This blog is an early-morning project for me—a time to think and learn about whatever I want, purely for the pleasure of doing so. That means reading as well as writing. But I also know that it’s easy for reading to overtake writing, so I’m trying to spend as much time on the latter as I do on the former.
As I’ve already said, though, this is all very new to me. It doesn’t always feel like I’m ready to write. And it may mean that sometimes this is more like notetaking than well-assembled argument or reflection. So be it.
The next task I’ve set for myself is to learn something about how drug companies were making pricing decisions circa 1990. I started by looking for pharma trade publications of the era, on the theory that the most useful orienting point would be news-type coverage, rather than scholarship.
Identifying those has not been as quick as I expected, though. (If a reader out there knows what I should be looking at, please feel free to drop it in the comments.) So I’ve ended up in scholarship anyway.
So far, what I’m seeing is circling around two main academic spaces. The smaller cluster is work in STS/history of science: Jeremy Green’s work on the history of pharmaceuticals, Dominique Tobbell on the drug industry in the Cold War decades, The Pharmaceutical Studies Reader. Of these, Tobbell’s book appears most focused on pricing, though it also seems to center on the 1950s and 60s. (I will look at it more closely.)
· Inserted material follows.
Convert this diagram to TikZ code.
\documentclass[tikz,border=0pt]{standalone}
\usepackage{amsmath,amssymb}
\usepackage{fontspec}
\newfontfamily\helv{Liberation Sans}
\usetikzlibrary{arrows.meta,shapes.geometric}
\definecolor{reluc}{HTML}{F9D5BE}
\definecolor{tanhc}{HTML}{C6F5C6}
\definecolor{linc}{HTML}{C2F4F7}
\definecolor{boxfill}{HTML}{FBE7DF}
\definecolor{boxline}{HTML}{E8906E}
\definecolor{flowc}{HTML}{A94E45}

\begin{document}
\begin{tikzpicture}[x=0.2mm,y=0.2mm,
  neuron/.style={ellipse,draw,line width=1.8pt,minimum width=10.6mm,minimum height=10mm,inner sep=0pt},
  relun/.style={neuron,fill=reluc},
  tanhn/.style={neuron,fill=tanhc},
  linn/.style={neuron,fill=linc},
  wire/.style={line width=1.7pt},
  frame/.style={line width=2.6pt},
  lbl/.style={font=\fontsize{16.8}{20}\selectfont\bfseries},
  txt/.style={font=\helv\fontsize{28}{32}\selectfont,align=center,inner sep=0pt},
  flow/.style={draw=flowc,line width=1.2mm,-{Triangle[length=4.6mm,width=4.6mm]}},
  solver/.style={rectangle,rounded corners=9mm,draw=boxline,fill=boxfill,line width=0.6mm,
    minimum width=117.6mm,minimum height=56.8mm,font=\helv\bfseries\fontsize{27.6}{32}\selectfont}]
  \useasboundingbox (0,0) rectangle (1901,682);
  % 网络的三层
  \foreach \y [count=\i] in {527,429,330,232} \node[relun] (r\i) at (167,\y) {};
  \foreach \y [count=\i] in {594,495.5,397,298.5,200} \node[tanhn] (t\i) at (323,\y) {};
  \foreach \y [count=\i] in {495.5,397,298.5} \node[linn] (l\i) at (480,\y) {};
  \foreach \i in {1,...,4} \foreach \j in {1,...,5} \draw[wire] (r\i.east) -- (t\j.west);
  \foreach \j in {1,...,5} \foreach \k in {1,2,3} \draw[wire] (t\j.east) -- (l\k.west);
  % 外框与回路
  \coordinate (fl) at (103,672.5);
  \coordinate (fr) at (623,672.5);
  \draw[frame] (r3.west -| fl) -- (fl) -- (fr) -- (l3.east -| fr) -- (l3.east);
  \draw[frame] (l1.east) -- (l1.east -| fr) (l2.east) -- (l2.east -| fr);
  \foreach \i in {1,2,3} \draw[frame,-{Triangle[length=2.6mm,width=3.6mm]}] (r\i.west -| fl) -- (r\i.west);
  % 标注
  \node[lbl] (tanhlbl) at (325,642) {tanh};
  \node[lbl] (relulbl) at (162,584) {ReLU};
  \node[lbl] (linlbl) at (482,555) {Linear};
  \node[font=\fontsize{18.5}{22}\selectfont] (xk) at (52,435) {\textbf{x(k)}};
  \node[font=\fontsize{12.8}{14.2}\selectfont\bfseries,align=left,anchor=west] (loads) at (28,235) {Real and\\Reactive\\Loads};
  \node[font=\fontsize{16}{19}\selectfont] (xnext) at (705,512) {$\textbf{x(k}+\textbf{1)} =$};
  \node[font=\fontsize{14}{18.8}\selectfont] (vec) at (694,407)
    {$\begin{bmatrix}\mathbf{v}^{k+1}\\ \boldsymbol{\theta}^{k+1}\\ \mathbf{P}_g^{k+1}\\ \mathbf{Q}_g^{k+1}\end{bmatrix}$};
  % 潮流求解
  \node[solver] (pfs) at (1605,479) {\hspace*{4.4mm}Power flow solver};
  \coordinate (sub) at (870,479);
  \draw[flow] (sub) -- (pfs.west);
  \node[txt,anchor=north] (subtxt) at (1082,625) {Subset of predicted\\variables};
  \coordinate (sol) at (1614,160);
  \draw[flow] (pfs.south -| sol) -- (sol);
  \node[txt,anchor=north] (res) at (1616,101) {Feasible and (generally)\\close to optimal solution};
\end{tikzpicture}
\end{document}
The other, more sizable cluster centers in industrial organization economics. This was unexpected to me (having spent a fair bit of time reading in this area), though it makes complete sense. When I started searching for work on drug pricing actually published around 1990, the most promising pieces included a 1986 JEL by William Comanor on the political economy of the pharmaceutical industry, a 1993 JEP by F. M. Scherer on pricing in pharma, and a 1995 book by Alfonso Gambardella on science and innovation in the industry.
Again, I haven’t really read these yet, but will review more closely. One thing that is worth a mention, though, given my interests outside of this exploration, is that two of the I/O folks cited above (Comanor and Scherer) also pop up in my book on the influence of economics on policy—in the context of antitrust policy.
If I’m remembering correctly, Comanor served as the first Special Economic Assistant to the Assistant Attorney General for Antitrust in 1965, when Don Turner became the first economist appointed AAG. This was a moment when economics was just beginning to gain influence in antitrust policy. Scherer led the FTC’s Bureau of Economics in the mid-1970s, as well as writing the most popular I/O textbook of the era. I was not really expecting this to loop back so quickly.
Beyond those two clusters of work, I’m also hitting a clump of publications on value-based pricing from around 2005 in outlets like Health Affairs, with authors coming from more of a business/strategy space than health economics. This is presumably when the idea was taking off, and Michael Porter’s Redefining Health Care: Creating Value-based Competition on Results is one landmark here. While I’m not sure this cluster of work will tell me much directly about the state of pricing circa 1990, it is obviously relevant to the broader story I’m trying to piece together here, and may be useful for finding citations to follow.
I think my next step is reviewing the Tobbell book, and the JEL and JEP. Then we’ll see whether it makes sense to jump forward to the VBP literature circa 2005, to start reading trade publications or other news coverage from the 1990s, or to take some other direction entirely. Either way, it’s all fascinating so far.